Porque de la misma manera que señalamos a los tiburones financieros como culpables de la crisis económica, también podríamos pedir cuentas a los escritores que han traicionado nuestra confianza y nos han dejado desarmados, sin capacidad de respuesta para momentos como estos.

Sería fácil hacer un paralelismo entre la crisis financiera y la manera en que actúan muchos de los libros más difundidos en los últimos años. Cabe utilizar términos comunes: también en literatura podemos hablar, como en las finanzas, de movimientos especulativos, de burbuja, de activos tóxicos que contaminan el sistema, de avaricia, y de crisis de confianza.

A la manera de los hedge funds y las hipotecas basura, también en el mercado editorial hay productos con apariencia literaria cuyo valor está hinchado, y que las editoriales distribuyen masivamente, como esos bancos de inversión que buscan colocar sus productos sin preocuparse por las consecuencias.
Un juego del que participan los medios culturales, críticos incluidos, a la manera de esas agencias de calificación hoy desacreditadas por haber otorgado altas valoraciones a la basura financiera.
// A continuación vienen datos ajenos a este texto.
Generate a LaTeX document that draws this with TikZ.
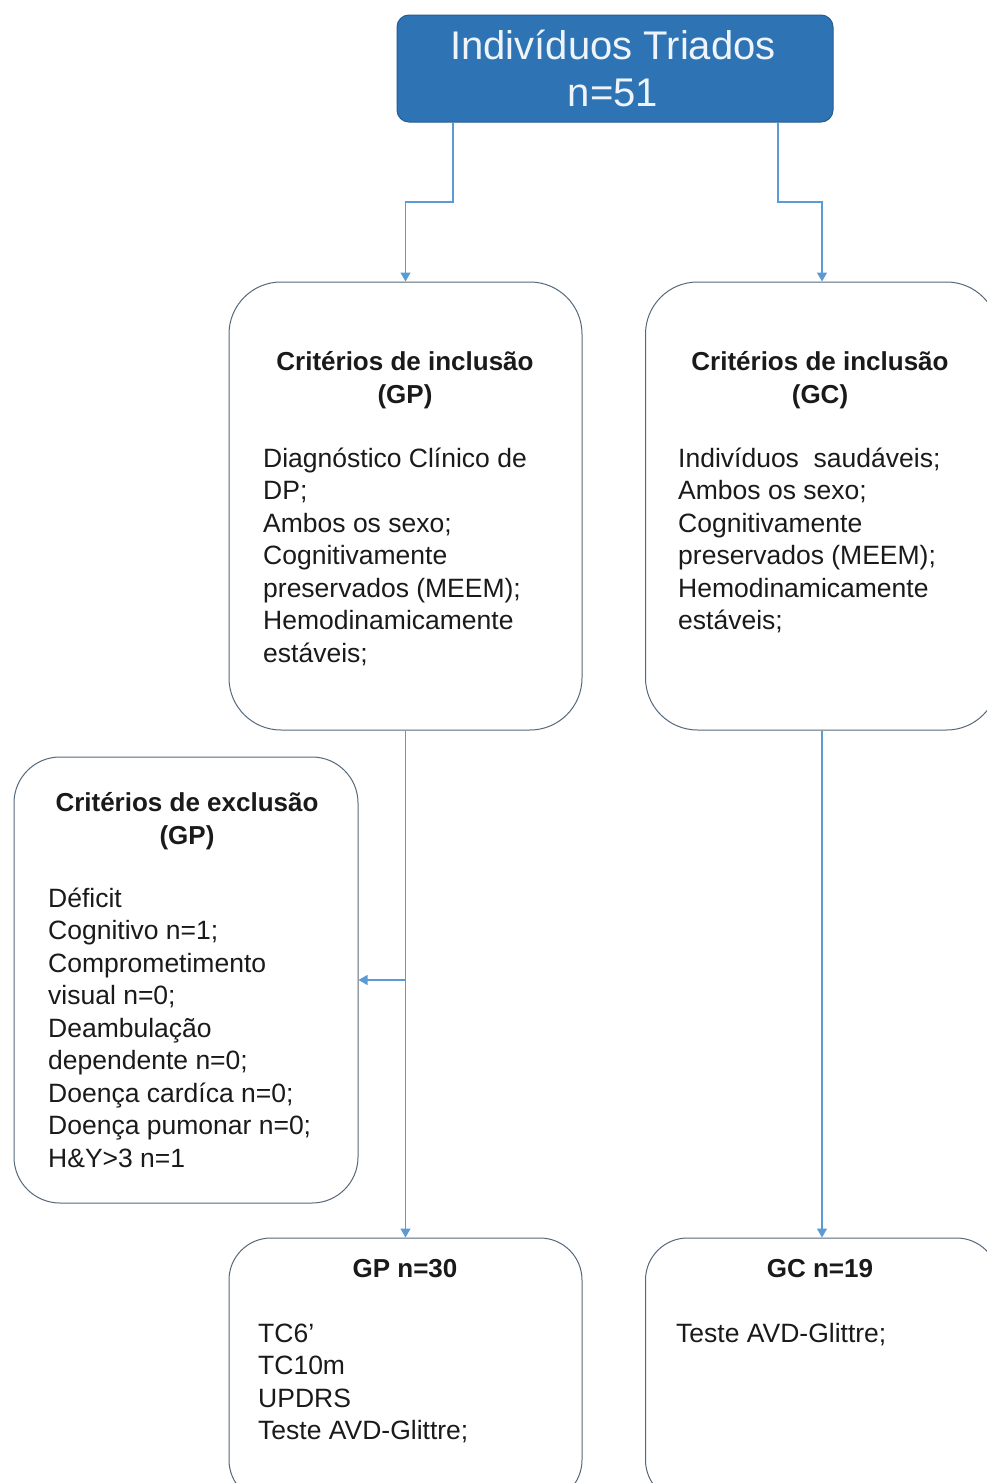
\documentclass[tikz,border=0pt]{standalone}
\usepackage{fontspec}
\setmainfont{Liberation Sans}
\usetikzlibrary{arrows.meta}
\definecolor{titleblue}{HTML}{2E74B5}
\definecolor{arrowblue}{HTML}{5B9BD5}
\definecolor{boxline}{HTML}{55687A}
\definecolor{txt}{HTML}{1A1A1A}
\tikzset{
  x=1pt, y=1pt,
  box/.style={draw=boxline, line width=1pt, fill=white, rectangle, inner sep=0pt},
  arr/.style={draw=arrowblue, line width=1.2pt, -{Triangle[width=10pt,length=9pt]}},
  head/.style={font=\fontsize{26}{33}\selectfont\bfseries, text=txt, align=center, inner sep=0pt, anchor=base},
  body/.style={font=\fontsize{26.5}{32.5}\selectfont, text=txt, align=left, inner sep=0pt, anchor=base west},
}
\begin{document}
\begin{tikzpicture}
\clip (0,0) rectangle (987,-1483);
\fill[white] (0,0) rectangle (987,-1483);

% boxes
\node[box, fill=titleblue, draw=titleblue!80!black, rounded corners=12pt, minimum width=436pt, minimum height=107pt] (top) at (615,-68.5) {};
\node[box, rounded corners=52pt, minimum width=353pt, minimum height=448pt] (incGP) at (405.5,-506) {};
\node[box, rounded corners=52pt, minimum width=353pt, minimum height=448pt] (incGC) at (822,-506) {};
\node[box, rounded corners=46pt, minimum width=344pt, minimum height=446pt] (exc) at (186,-980) {};
\node[box, rounded corners=42pt, minimum width=353pt, minimum height=264pt] (gp) at (405.5,-1370) {};
\node[box, rounded corners=42pt, minimum width=353pt, minimum height=264pt] (gc) at (822,-1370) {};

% texts (anchor base = baseline of the last line)
\node[font=\fontsize{40}{47.5}\selectfont, text=white!92!titleblue, align=center, inner sep=0pt, anchor=base] (ttl) at (613,-106.5) {Indivíduos Triados\\n=51};

\node[head] (hGP) at (405,-403) {Critérios de inclusão\\(GP)};
\node[body] (bGP) at (263,-662) {Diagnóstico Clínico de\\DP;\\Ambos os sexo;\\Cognitivamente\\preservados (MEEM);\\Hemodinamicamente\\estáveis;};

\node[head] (hGC) at (820,-403) {Critérios de inclusão\\(GC)};
\node[body] (bGC) at (678,-629.5) {Indivíduos\ \ saudáveis;\\Ambos os sexo;\\Cognitivamente\\preservados (MEEM);\\Hemodinamicamente\\estáveis;};

\node[head] (hEx) at (187,-844) {Critérios de exclusão\\(GP)};
\node[body] (bEx) at (48,-1167) {Déficit\\Cognitivo n=1;\\Comprometimento\\visual n=0;\\Deambulação\\dependente n=0;\\Doença cardíca n=0;\\Doença pumonar n=0;\\H\&Y>3 n=1};

\node[head] (hGPn) at (405,-1277) {GP n=30};
\node[body] (bGPn) at (258,-1439.5) {TC6’\\TC10m\\UPDRS\\Teste AVD-Glittre;};

\node[head] (hGCn) at (820,-1277) {GC n=19};
\node[body] (bGCn) at (676,-1342) {Teste AVD-Glittre;};

% connectors
\coordinate (jL) at (405.5,-202);
\coordinate (jR) at (822,-202);
\draw[arr] ([xshift=-162pt]top.south) |- (jL) -- (incGP.north);
\draw[arr] ([xshift=163pt]top.south) |- (jR) -- (incGC.north);
\draw[arr] (incGP.south) -- (gp.north);
\draw[arr] (incGP.south |- exc.east) -- (exc.east);
\draw[arr] (incGC.south) -- (gc.north);
\end{tikzpicture}
\end{document}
Siguiendo el paralelismo, de la misma forma que se señala la distancia entre la economía especulativa y la economía real, también podemos llamar la atención sobre la distancia entre cierta literatura y el mundo real. Puesto que, al margen de las intenciones de los autores, los lectores seguimos siendo crédulos, decimonónicamente crédulos, y seguimos creyendo que lo que leemos es reflejo de ese mundo real, debemos preguntarnos qué realidad es la que nos muestran esos libros, cuánto nos muestran y cuánto nos ocultan, y si nos permiten entender el tiempo que vivimos (sobre este punto recomiendo una lectura: el ensayo colectivo La (re)conquista de la realidad, coordinado por Matías Escalera).

Tal vez descubramos que, a la hora de actuar –si es que ésta es la hora de actuar– nos faltan elementos para comprender esa realidad, nos falta todo aquello que nos ha sido escamoteado mientras leíamos. Una credulidad quijotesca, que nos ha hecho tomar la realidad por lo que sale en los libros, y por tanto, en su reverso, creer que lo que no sale en los libros no existe, hasta que un día descubrimos que sí existe, y no sabemos cómo hacerle frente.

Precisamente todo aquello que creíamos superado y que hoy descubrimos que sigue existiendo, y se nos viene encima: la explotación, la dominación, el abuso, la violencia.